Babasını kardeşini, akrabası veya başkasının ölümünü veya gökyüzünden atılan bidon bombalarının etrafa saçtığı toplu katliamı yaşayan bu insanların psikolojileri bozulmuş olduğundan bir rehabilite tedavisine ihtiyaçları olduğunu hatırlatmakta yarar vardır. Suriye de ki vahşet ve olumsuzluklar birbirini kovalarken, insanlar hayatlarını sürdürebilmek için mücadeleye devam ediyorlar.
Son zamanlar da Suriyeli çocuklar için bu kamplarda eğitim verilmesi büyük bir hizmete vesiledir. Bu hizmet nedeniyle Suriyeli çocukların eğitimsiz kalması önlenmiş oldu. Sağlık hizmetleri ise yirmi dört saat aralıksız yapılıyor. Sağlık ekiplerinin yükü hastaların çoğalması nedeniyle en az iki katına çıkmıştır. Bu hizmeti eksiksiz yapmak için sağlık personeli elinden gelen gayret ve fedakarlıktan kaçınmıyor.
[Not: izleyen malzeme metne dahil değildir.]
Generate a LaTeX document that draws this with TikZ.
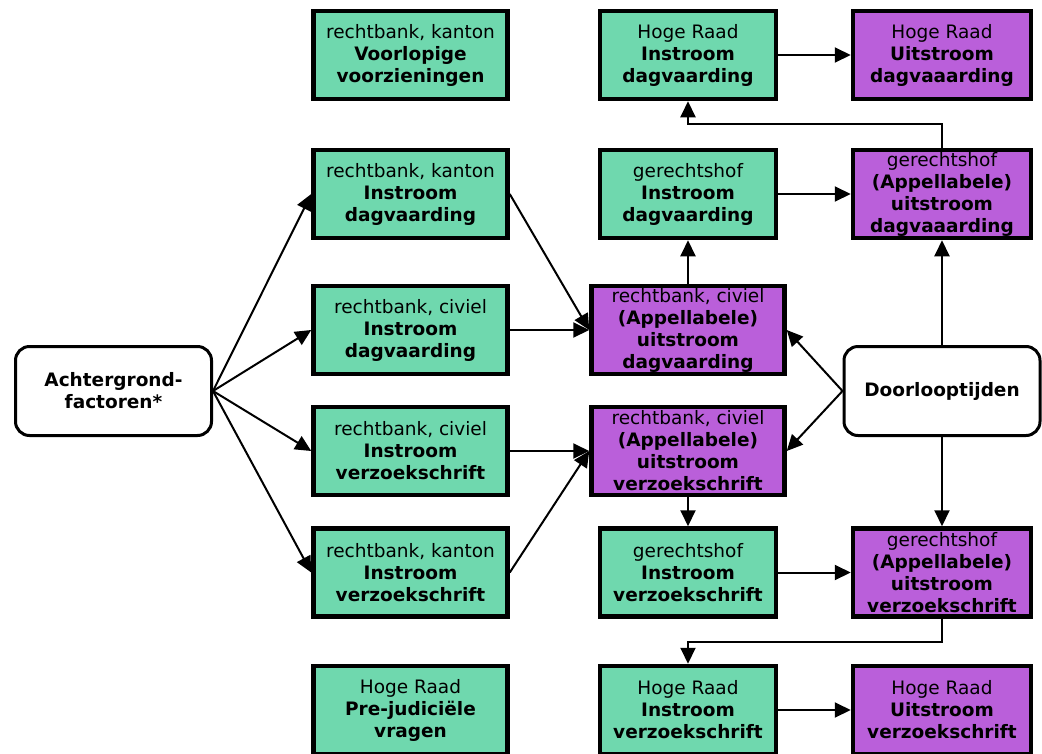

Mülteci olan her kes bu hizmetlerden azami olarak hükümetin aldığı kararla imkanlardan istifade ediyor. Ancak yapılan hizmetlere rağmen her şeyin mükemmel olduğunu hiç kimse iddia edemez. Yurdundan uzaklaşmış, her şeyini geride bırakmış bu insanların gözleri hep yaşlıdır. Bir daha ülkenize dönmek ister misiniz dediğinizde hasretle o günü bekliyorlar. Can ve namuslarını korumak için can havliyle ülkemize gelmişler.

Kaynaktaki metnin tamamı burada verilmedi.